Seriously though, for a brief period in time seeing that original Millennium Falcon brought all those Star Wars fans together. Han was basically dressed like he was over 30 years prior, Chewy was the same and X-wings still looked like X-wings.

It really is all it takes sometimes, for good or bad.
 
Which blows my mind still. Like, all the story issues, the complaining over Klingons being not really Klingon (i.e. caring about the dead), Mirror Universe, Lorca, etc? It just takes a layer of paint to go fan boy? :wtf:

Oh there would still be a ton of issues with Discovery...

BUT if a work does something well enough, i'm much more likely to let it slide/be an apologist for it. If the show looked and felt right, i'd be much more willing to put up with the rest of the bad.

Discovery did nothing well (or, very little anyway). It works in opposite... SNW still doesn't look right, but it does do alot well, so i'm more willing to overlook some of the issues.

I don't entirely mind the dead Klingons thing, but it should have been handled alittle differently. They needed to establish T'Kuvma's people as either some kind of different sect or what not, maybe with an eye towards true Klingon traditionalism... not the revisionist, warrior-caste version. As it stands, I can buy the vibe that DSC gave, with the Klingons have some society drift over the past century and recessing into culture defined by their houses. I'm fine with that.
 
BUT if a work does something well enough, i'm much more likely to let it slide/be an apologist for it. If the show looked and felt right, i'd be much more willing to put up with the rest of the bad.
I guess I get that.

To me, well, it was Trek. Trek has issues and none of Discovery's felt unique to that show, so the hatred directed at it (not just by you but just from the word jump) was strange.

I don't know. The show didn't look right, but it felt right to me. So that's probably the difference and proves your point.
 
I guess I get that.

To me, well, it was Trek. Trek has issues and none of Discovery's felt unique to that show, so the hatred directed at it (not just by you but just from the word jump) was strange.

I don't know. The show didn't look right, but it felt right to me. So that's probably the difference and proves your point.

It's all different perspectives. Discovery didn't check any boxes for me. It definitely didn't look right. It never felt right, I got a very generic wannabe Battlestar Galactica vibe from it.
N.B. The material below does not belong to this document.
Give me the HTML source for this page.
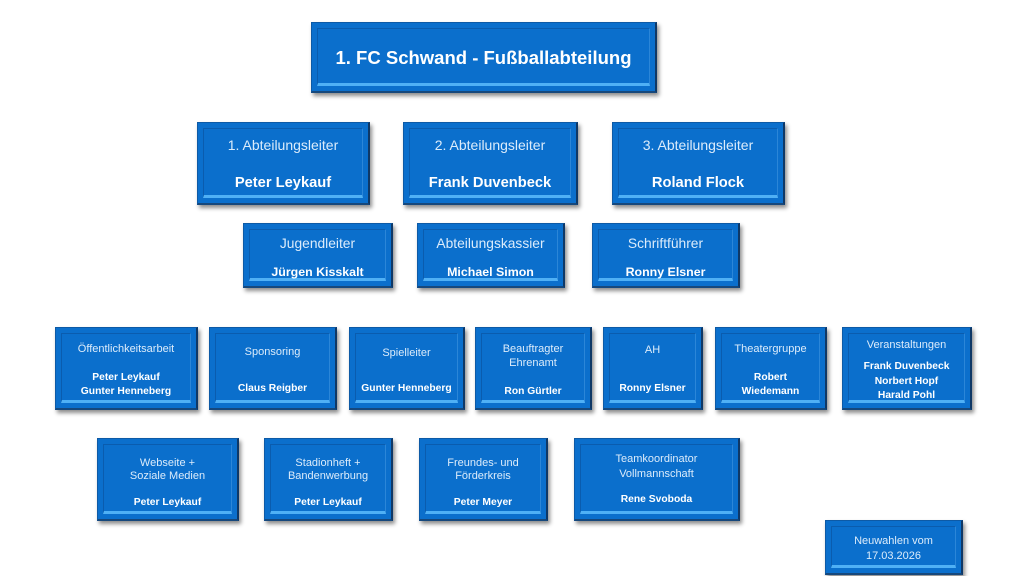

Discovery, at first anyway, felt very much like a generic sci-fi show with some Star Trek buzzwords thrown on top of it.

It did improve as time went on, and there some small bright spots (S1 with the Mudd Timeloop episode... one of the best of the series.) There was a huge improvement in S3, but it still never quite did it for me.

I feel like many of Discovery's problems were unique to the show. Yes, a big issue of mine was the general aesthetics of it. I do not have that issue with any other Star Trek, that has at least made some effort to remain at least reasonably visually consistent. But beyond that, I did a good many lore continuity issues... which sure, other Star Trek have dealt with but DSC was next level with some particularly egregious ones. I can excuse minor things, easily explainable. There are others that are just too much. And then we have Michael Burnham... who, in my opinion, may possibly be the single worst character in all of Star Trek and the show just kept doubling on down on her being the focus.